### Direction:
Print all of the entries exactly, minus the pictures.

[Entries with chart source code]
----------

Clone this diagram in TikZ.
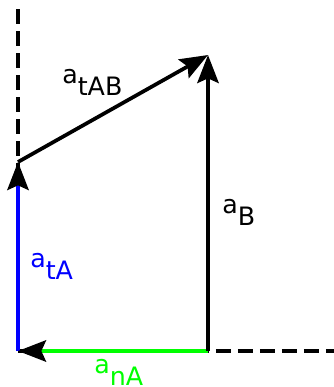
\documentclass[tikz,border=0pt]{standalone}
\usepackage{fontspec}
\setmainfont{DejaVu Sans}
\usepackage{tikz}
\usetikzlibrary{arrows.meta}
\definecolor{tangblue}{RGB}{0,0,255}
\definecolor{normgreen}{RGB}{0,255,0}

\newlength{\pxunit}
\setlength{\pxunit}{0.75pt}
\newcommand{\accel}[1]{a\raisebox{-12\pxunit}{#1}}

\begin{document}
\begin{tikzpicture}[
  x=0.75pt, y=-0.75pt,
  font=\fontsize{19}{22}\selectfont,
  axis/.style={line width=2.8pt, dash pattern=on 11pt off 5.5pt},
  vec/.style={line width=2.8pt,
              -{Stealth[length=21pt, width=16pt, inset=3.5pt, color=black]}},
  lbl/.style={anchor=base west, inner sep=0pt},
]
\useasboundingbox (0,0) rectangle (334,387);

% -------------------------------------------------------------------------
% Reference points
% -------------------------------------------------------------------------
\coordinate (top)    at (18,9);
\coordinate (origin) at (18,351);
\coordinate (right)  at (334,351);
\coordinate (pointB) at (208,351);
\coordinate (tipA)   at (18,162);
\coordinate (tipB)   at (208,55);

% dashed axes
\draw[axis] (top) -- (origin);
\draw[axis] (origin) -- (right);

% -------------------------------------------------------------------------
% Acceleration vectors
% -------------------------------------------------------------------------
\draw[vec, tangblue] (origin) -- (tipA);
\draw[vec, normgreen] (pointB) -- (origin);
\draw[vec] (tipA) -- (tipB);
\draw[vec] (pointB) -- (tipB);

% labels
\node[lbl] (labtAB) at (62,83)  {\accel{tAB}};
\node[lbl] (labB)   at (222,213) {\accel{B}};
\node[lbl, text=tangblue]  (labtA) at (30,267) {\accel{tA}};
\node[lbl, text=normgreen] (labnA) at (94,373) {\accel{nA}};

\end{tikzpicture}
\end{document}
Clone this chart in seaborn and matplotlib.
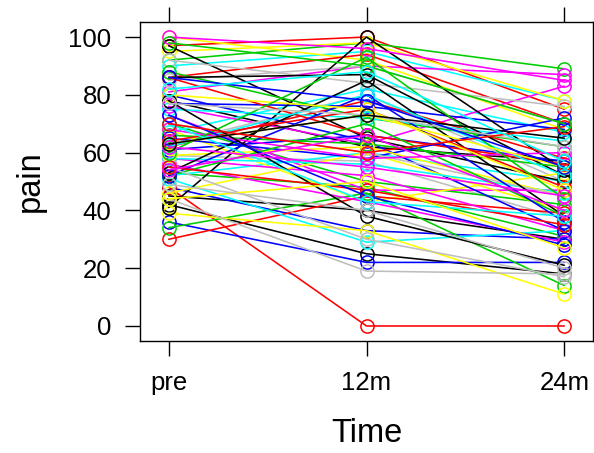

----------

### Finished answer:
Clone this diagram in TikZ.
\documentclass[tikz,border=0pt]{standalone}
\usepackage{fontspec}
\setmainfont{DejaVu Sans}
\usepackage{tikz}
\usetikzlibrary{arrows.meta}
\definecolor{tangblue}{RGB}{0,0,255}
\definecolor{normgreen}{RGB}{0,255,0}

\newlength{\pxunit}
\setlength{\pxunit}{0.75pt}
\newcommand{\accel}[1]{a\raisebox{-12\pxunit}{#1}}

\begin{document}
\begin{tikzpicture}[
  x=0.75pt, y=-0.75pt,
  font=\fontsize{19}{22}\selectfont,
  axis/.style={line width=2.8pt, dash pattern=on 11pt off 5.5pt},
  vec/.style={line width=2.8pt,
              -{Stealth[length=21pt, width=16pt, inset=3.5pt, color=black]}},
  lbl/.style={anchor=base west, inner sep=0pt},
]
\useasboundingbox (0,0) rectangle (334,387);

% -------------------------------------------------------------------------
% Reference points
% -------------------------------------------------------------------------
\coordinate (top)    at (18,9);
\coordinate (origin) at (18,351);
\coordinate (right)  at (334,351);
\coordinate (pointB) at (208,351);
\coordinate (tipA)   at (18,162);
\coordinate (tipB)   at (208,55);

% dashed axes
\draw[axis] (top) -- (origin);
\draw[axis] (origin) -- (right);

% -------------------------------------------------------------------------
% Acceleration vectors
% -------------------------------------------------------------------------
\draw[vec, tangblue] (origin) -- (tipA);
\draw[vec, normgreen] (pointB) -- (origin);
\draw[vec] (tipA) -- (tipB);
\draw[vec] (pointB) -- (tipB);

% labels
\node[lbl] (labtAB) at (62,83)  {\accel{tAB}};
\node[lbl] (labB)   at (222,213) {\accel{B}};
\node[lbl, text=tangblue]  (labtA) at (30,267) {\accel{tA}};
\node[lbl, text=normgreen] (labnA) at (94,373) {\accel{nA}};

\end{tikzpicture}
\end{document}
Clone this chart in seaborn and matplotlib.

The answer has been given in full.